By on August 16, 2017 in Discrimination with 0 Comments

Hiring new employees tends to be tricky for employers because there are so many employment laws that must be abided by in regards to the hiring process.   Often applicants who have interviewed for the open position, but are not hired, feel disappointed and rejected. It is always possible that the applicant may claim that he/she was not hired based upon a discriminatory reason.  In a recent Third Circuit case, Bulifant v. Del. River & Bay Auth., No. 16-3899, 2017 WL 2894388 (3d Cir. July 7, 2017), the Third Circuit provided some guidance to employers as to how to defend against discrimination claims based upon the hiring process.

Facts of the Case

Shawn Bulifant, Gary Hughes, Daniel Loper, James McClintock and Christopher Vernon (hereafter referred to as the “Employees”) were seasonal crew members who worked for Delaware River & Bay Authority’s ferry services at various points between 2006 and 2017.  The Employees applied for various full time positions with DRBA in response to job postings. Each time, the Employees received interviews but they were not selected for any of the full-time positions.

In making hiring decisions the DRBA employed a standardized approach in which the same panel of four DRBA employees interviewed every candidate using the same pre-set questions that focused on four competencies – functional and technical skills, safety, customer service and peer relationships. Based upon the candidate’s responses, each panel member assigned the candidate a numeric score. The scores of the panelists were then added together and then the rankings and comments were sent to human resources.

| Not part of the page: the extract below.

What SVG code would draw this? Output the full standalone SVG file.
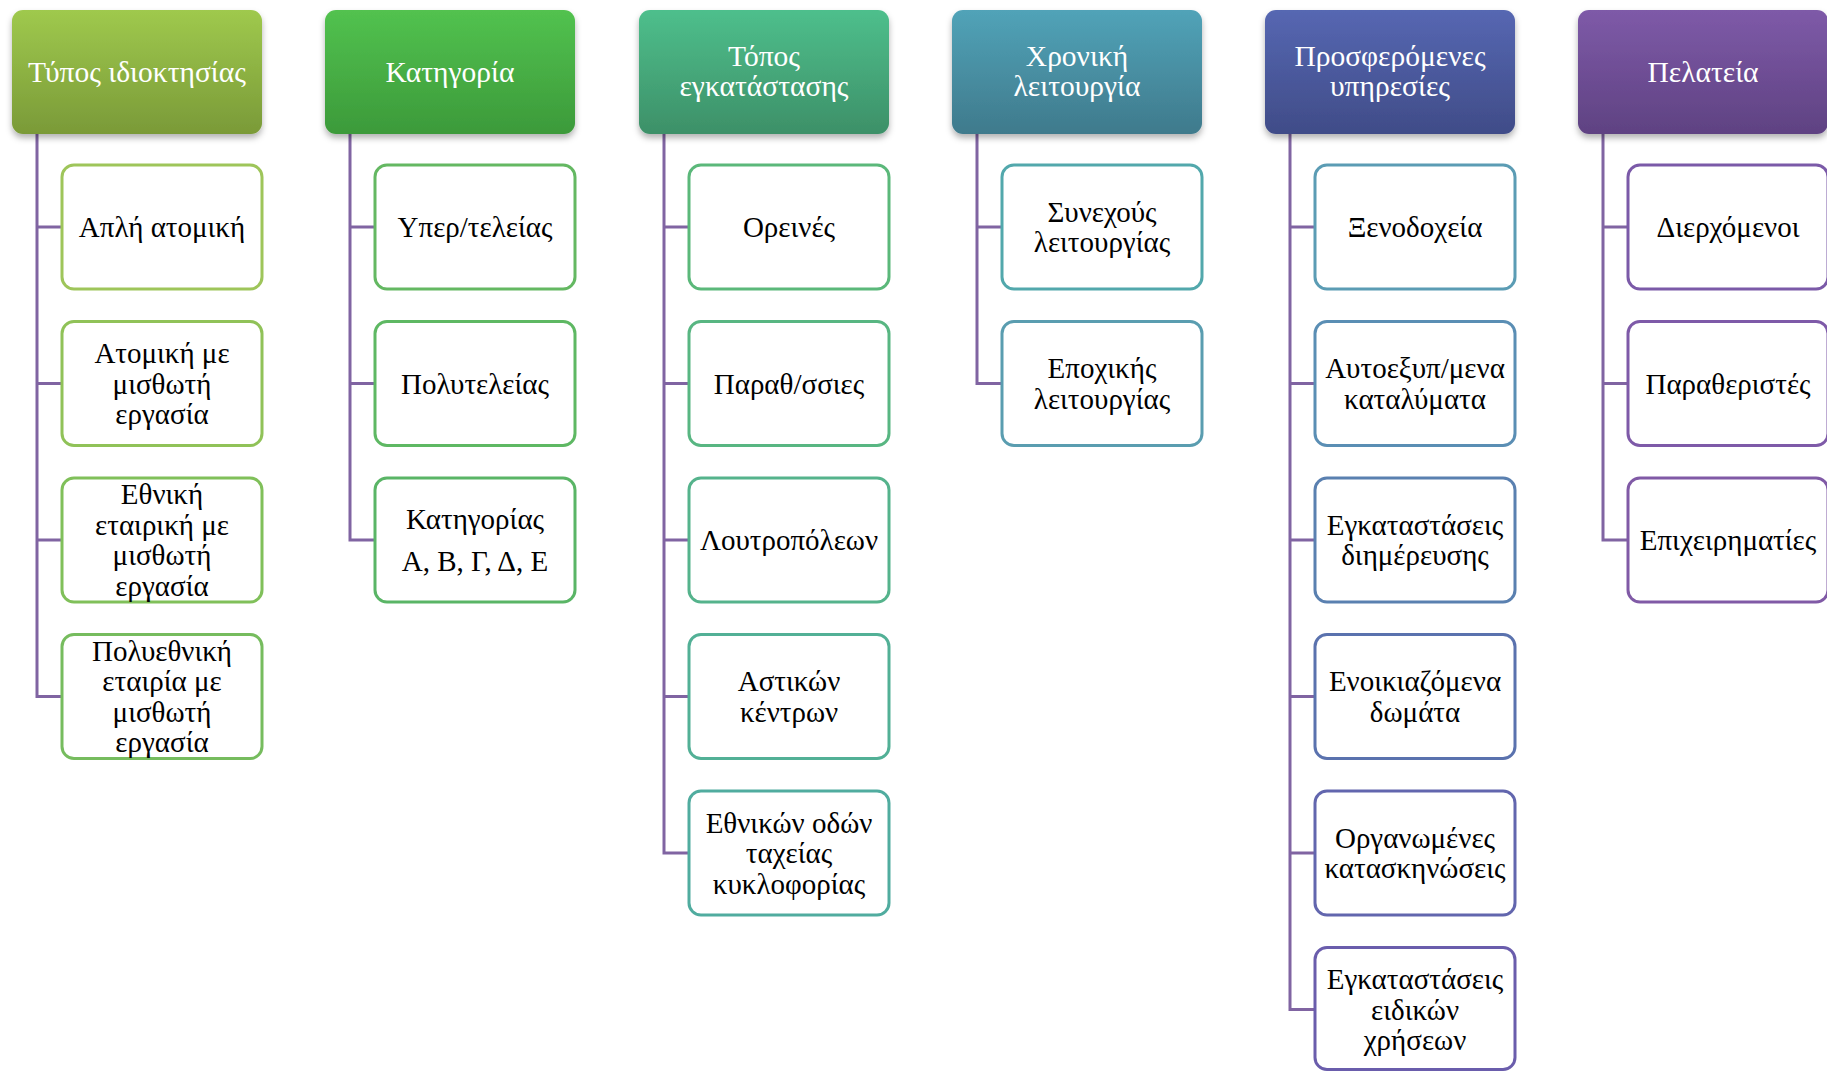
<svg xmlns="http://www.w3.org/2000/svg" width="1827" height="1071" viewBox="0 0 1827 1071">
<style>
.hd{stroke:none}
.ch{fill:#ffffff;stroke-width:3}
.ht{font-family:"Liberation Serif","Times New Roman",serif;font-size:29.5px;fill:#ffffff;text-anchor:middle}
.ct{font-family:"Liberation Serif","Times New Roman",serif;font-size:29px;fill:#000000;text-anchor:middle}
.con{fill:none;stroke:#8064A2;stroke-width:3}
</style>
<defs>
<filter id="sh" x="-10%" y="-10%" width="120%" height="130%">
<feDropShadow dx="0" dy="4" stdDeviation="3" flood-color="#000" flood-opacity="0.3"/>
</filter>
<linearGradient id="g1" x1="0" y1="0" x2="0" y2="1"><stop offset="0" stop-color="#9FC94D"/><stop offset="1" stop-color="#7A9A38"/></linearGradient>
<linearGradient id="g2" x1="0" y1="0" x2="0" y2="1"><stop offset="0" stop-color="#52C24F"/><stop offset="1" stop-color="#3C9A3A"/></linearGradient>
<linearGradient id="g3" x1="0" y1="0" x2="0" y2="1"><stop offset="0" stop-color="#4EBF8C"/><stop offset="1" stop-color="#3D9068"/></linearGradient>
<linearGradient id="g4" x1="0" y1="0" x2="0" y2="1"><stop offset="0" stop-color="#51A3B8"/><stop offset="1" stop-color="#3F7A8C"/></linearGradient>
<linearGradient id="g5" x1="0" y1="0" x2="0" y2="1"><stop offset="0" stop-color="#5667B2"/><stop offset="1" stop-color="#404C88"/></linearGradient>
<linearGradient id="g6" x1="0" y1="0" x2="0" y2="1"><stop offset="0" stop-color="#7E5AA8"/><stop offset="1" stop-color="#5F4282"/></linearGradient>
</defs>

<g id="connectors">
<path class="con" d="M37,134 V698 M37,227 H62 M37,383.5 H62 M37,540 H62 M37,696.5 H62"/>
<path class="con" d="M350,134 V541.5 M350,227 H375 M350,383.5 H375 M350,540 H375"/>
<path class="con" d="M664,134 V854.5 M664,227 H689 M664,383.5 H689 M664,540 H689 M664,696.5 H689 M664,853 H689"/>
<path class="con" d="M977,134 V385 M977,227 H1002 M977,383.5 H1002"/>
<path class="con" d="M1290,134 V1011 M1290,227 H1315 M1290,383.5 H1315 M1290,540 H1315 M1290,696.5 H1315 M1290,853 H1315 M1290,1009.5 H1315"/>
<path class="con" d="M1603,134 V541.5 M1603,227 H1628 M1603,383.5 H1628 M1603,540 H1628"/>
</g>

<g id="h1"><rect class="hd" x="12" y="10" width="250" height="124" rx="11" fill="url(#g1)" filter="url(#sh)"/><text class="ht" x="137" y="81.5">Τύπος ιδιοκτησίας</text></g>
<g id="h2"><rect class="hd" x="325" y="10" width="250" height="124" rx="11" fill="url(#g2)" filter="url(#sh)"/><text class="ht" x="450" y="81.5">Κατηγορία</text></g>
<g id="h3"><rect class="hd" x="639" y="10" width="250" height="124" rx="11" fill="url(#g3)" filter="url(#sh)"/><text class="ht" x="764" y="65.5">Τόπος</text><text class="ht" x="764" y="95.5">εγκατάστασης</text></g>
<g id="h4"><rect class="hd" x="952" y="10" width="250" height="124" rx="11" fill="url(#g4)" filter="url(#sh)"/><text class="ht" x="1077" y="65.5">Χρονική</text><text class="ht" x="1077" y="95.5">λειτουργία</text></g>
<g id="h5"><rect class="hd" x="1265" y="10" width="250" height="124" rx="11" fill="url(#g5)" filter="url(#sh)"/><text class="ht" x="1390" y="65.5">Προσφερόμενες</text><text class="ht" x="1390" y="95.5">υπηρεσίες</text></g>
<g id="h6"><rect class="hd" x="1578" y="10" width="250" height="124" rx="11" fill="url(#g6)" filter="url(#sh)"/><text class="ht" x="1703" y="81.5">Πελατεία</text></g>

<g id="c1-1"><rect class="ch" x="62" y="165" width="200" height="124" rx="12" stroke="#9EC55A"/><text class="ct" x="162" y="237">Απλή ατομική</text></g>
<g id="c1-2"><rect class="ch" x="62" y="321.5" width="200" height="124" rx="12" stroke="#90C258"/><text class="ct" x="162" y="363">Ατομική με</text><text class="ct" x="162" y="393.5">μισθωτή</text><text class="ct" x="162" y="424">εργασία</text></g>
<g id="c1-3"><rect class="ch" x="62" y="478" width="200" height="124" rx="12" stroke="#80C05A"/><text class="ct" x="162" y="504.25">Εθνική</text><text class="ct" x="162" y="534.75">εταιρική με</text><text class="ct" x="162" y="565.25">μισθωτή</text><text class="ct" x="162" y="595.75">εργασία</text></g>
<g id="c1-4"><rect class="ch" x="62" y="634.5" width="200" height="124" rx="12" stroke="#76BC5E"/><text class="ct" x="162" y="660.75">Πολυεθνική</text><text class="ct" x="162" y="691.25">εταιρία με</text><text class="ct" x="162" y="721.75">μισθωτή</text><text class="ct" x="162" y="752.25">εργασία</text></g>

<g id="c2-1"><rect class="ch" x="375" y="165" width="200" height="124" rx="12" stroke="#64B862"/><text class="ct" x="475" y="237">Υπερ/τελείας</text></g>
<g id="c2-2"><rect class="ch" x="375" y="321.5" width="200" height="124" rx="12" stroke="#5EB863"/><text class="ct" x="475" y="393.5">Πολυτελείας</text></g>
<g id="c2-3"><rect class="ch" x="375" y="478" width="200" height="124" rx="12" stroke="#5AB566"/><text class="ct" x="475" y="529">Κατηγορίας</text><text class="ct" x="475" y="571">Α, Β, Γ, Δ, Ε</text></g>

<g id="c3-1"><rect class="ch" x="689" y="165" width="200" height="124" rx="12" stroke="#5BB87A"/><text class="ct" x="789" y="237">Ορεινές</text></g>
<g id="c3-2"><rect class="ch" x="689" y="321.5" width="200" height="124" rx="12" stroke="#58B682"/><text class="ct" x="789" y="393.5">Παραθ/σσιες</text></g>
<g id="c3-3"><rect class="ch" x="689" y="478" width="200" height="124" rx="12" stroke="#55B38C"/><text class="ct" x="789" y="550">Λουτροπόλεων</text></g>
<g id="c3-4"><rect class="ch" x="689" y="634.5" width="200" height="124" rx="12" stroke="#52B096"/><text class="ct" x="789" y="691.25">Αστικών</text><text class="ct" x="789" y="721.75">κέντρων</text></g>
<g id="c3-5"><rect class="ch" x="689" y="791" width="200" height="124" rx="12" stroke="#50AC9F"/><text class="ct" x="789" y="832.5">Εθνικών οδών</text><text class="ct" x="789" y="863">ταχείας</text><text class="ct" x="789" y="893.5">κυκλοφορίας</text></g>

<g id="c4-1"><rect class="ch" x="1002" y="165" width="200" height="124" rx="12" stroke="#52A8AC"/><text class="ct" x="1102" y="221.75">Συνεχούς</text><text class="ct" x="1102" y="252.25">λειτουργίας</text></g>
<g id="c4-2"><rect class="ch" x="1002" y="321.5" width="200" height="124" rx="12" stroke="#5A9DB0"/><text class="ct" x="1102" y="378.25">Εποχικής</text><text class="ct" x="1102" y="408.75">λειτουργίας</text></g>

<g id="c5-1"><rect class="ch" x="1315" y="165" width="200" height="124" rx="12" stroke="#5B9CB4"/><text class="ct" x="1415" y="237">Ξενοδοχεία</text></g>
<g id="c5-2"><rect class="ch" x="1315" y="321.5" width="200" height="124" rx="12" stroke="#5A8EB4"/><text class="ct" x="1415" y="378.25">Αυτοεξυπ/μενα</text><text class="ct" x="1415" y="408.75">καταλύματα</text></g>
<g id="c5-3"><rect class="ch" x="1315" y="478" width="200" height="124" rx="12" stroke="#5A80B0"/><text class="ct" x="1415" y="534.75">Εγκαταστάσεις</text><text class="ct" x="1415" y="565.25">διημέρευσης</text></g>
<g id="c5-4"><rect class="ch" x="1315" y="634.5" width="200" height="124" rx="12" stroke="#5A72AE"/><text class="ct" x="1415" y="691.25">Ενοικιαζόμενα</text><text class="ct" x="1415" y="721.75">δωμάτα</text></g>
<g id="c5-5"><rect class="ch" x="1315" y="791" width="200" height="124" rx="12" stroke="#6266AE"/><text class="ct" x="1415" y="847.75">Οργανωμένες</text><text class="ct" x="1415" y="878.25">κατασκηνώσεις</text></g>
<g id="c5-6"><rect class="ch" x="1315" y="947.5" width="200" height="122" rx="12" stroke="#6A5DAC"/><text class="ct" x="1415" y="989">Εγκαταστάσεις</text><text class="ct" x="1415" y="1019.5">ειδικών</text><text class="ct" x="1415" y="1050">χρήσεων</text></g>

<g id="c6-1"><rect class="ch" x="1628" y="165" width="200" height="124" rx="12" stroke="#7B5AA8"/><text class="ct" x="1728" y="237">Διερχόμενοι</text></g>
<g id="c6-2"><rect class="ch" x="1628" y="321.5" width="200" height="124" rx="12" stroke="#7E5AA8"/><text class="ct" x="1728" y="393.5">Παραθεριστές</text></g>
<g id="c6-3"><rect class="ch" x="1628" y="478" width="200" height="124" rx="12" stroke="#805AA6"/><text class="ct" x="1728" y="550">Επιχειρηματίες</text></g>
</svg>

Here, the Employees filed suit, claiming that they were not hired for the full time positions with the DRBA due to their age in violation of the Age Discrimination in Employment Act.  Moreover, the Employees claimed that because they submitted complaints to the DRBA regarding alleged age discrimination after their first round of unsuccessful applications, the Employees were not hired for the later positions in retaliation for their complaints.  The District court granted summary judgment in favor of DRBA and this appeal followed.

Analysis

To establish a claim of age discrimination, the complainants must show that their age was the “but for” cause of the DRBA’s decision not to hire them.  Although the Court found that the Employees were able to satisfy a prima facie case of age discrimination, they could not dispute DRBA’s legitimate non-discriminatory reason for failure to hire – low interview rankings.  To the extent that DRBA followed its own ranking system, the Court found that the process was “formal, open, objective, and documented.” The Employees could not demonstrate that strict adherence to this system was a pretext for discrimination.  Despite this, the Court did find that in cases where DRBA did not hire according to the numerical rankings and did not document reasons regarding the deviation from its policy, there was enough evidence that a reasonable jury may find pretext.  Thus, the Court decided that only situations where the ranking system was not followed would be presented to a jury. In regards to retaliation, the Court found that the Employees were unable to establish that a causal connection existed between their protected activity and DRBA’s decision not to hire them.

What does this mean?

In order to avoid possible lawsuits later, it is in an employer’s best interest to create a “formal, objective and documented” interview process.  The easiest way to do this, although not the only way, is to have each interviewer rank the candidate based upon set (and written) criteria. It is best that an employer hire according to the grading system (highest grade = getting the job) and if the employer decides to deviate from the system, notes should be kept as to why.  The grading sheets and any comment sheets should be retained by the employer to use later as a tool in defending against claims of discrimination.